Florida Gov. Ron DeSantis defended flying migrant families to Martha’s Vineyard this week and said he plans to spend millions that Florida has budgeted to continue the controversial practice.

Driving the news: “These are just the beginning efforts,” DeSantis said, per CNN. “We’ve got an infrastructure in place now. There’s going to be a lot more that’s happening.”


  • Florida has set aside $12 million to relocate migrants from the state. DeSantis said Friday he would use “every penny” of the money "to protect Florida." The money covered the cost of buses and will cover “likely more” flights, DeSantis said, per CNN.

Catch up fast: Earlier this week, DeSantis said he used taxpayer dollars to organize flights from Texas for 50 Venezuelan migrants to Martha’s Vineyard, the wealthy enclave about 90 miles outside of Boston.

  • Some of the families said they were promised housing and other opportunities if they agreed to take the flight. Many also said they were not told where they were heading. DeSantis disputed that claim Friday, saying the families signed a waiver to participate.
  • “It’s obvious that’s where they were going,” DeSantis said. He added: “It’s all voluntary.”
  • Volunteers and Massachusetts officials scrambled to aid the families, who will now be housed at Joint Base Cape Cod. The state also plans to activate as many as 125 National Guard members to help handle the asylum seekers’ needs.

The big picture: DeSantis joins Texas Gov.
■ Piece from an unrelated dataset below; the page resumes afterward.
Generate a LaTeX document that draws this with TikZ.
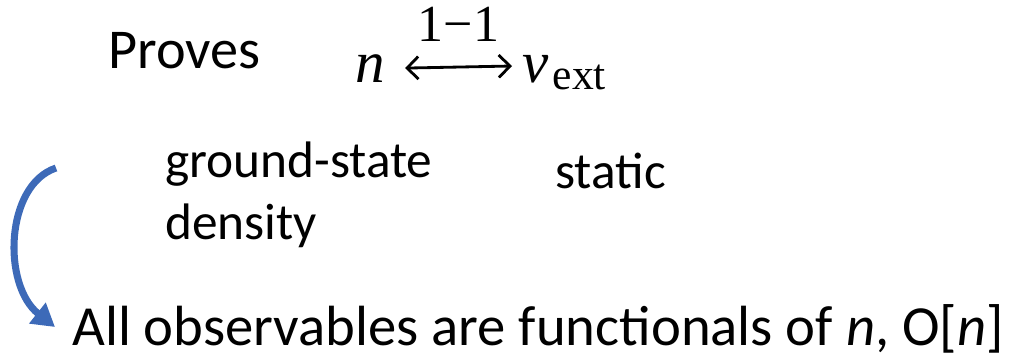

Greg Abbott (R) in the controversial practice that’s an apparent response to President Biden’s immigration policies.

  • DeSantis has said he is sending the migrants to “sanctuary” jurisdictions, alluding to an immigrant-friendly designation that many Democratic-leaning cities and states adopted during former President Trump's tenure.
  • Abbott has bused more than 10,000 migrants to Washington D.C., New York and Chicago since the spring, Reuters reports.
  • Biden, Democratic leaders and immigration advocates have sharply criticized the practice as an inhumane political stunt that has used the families as pawns. The White House is discussing "litigation options" to halt the relocations, Axios' Stef W. Kight reports.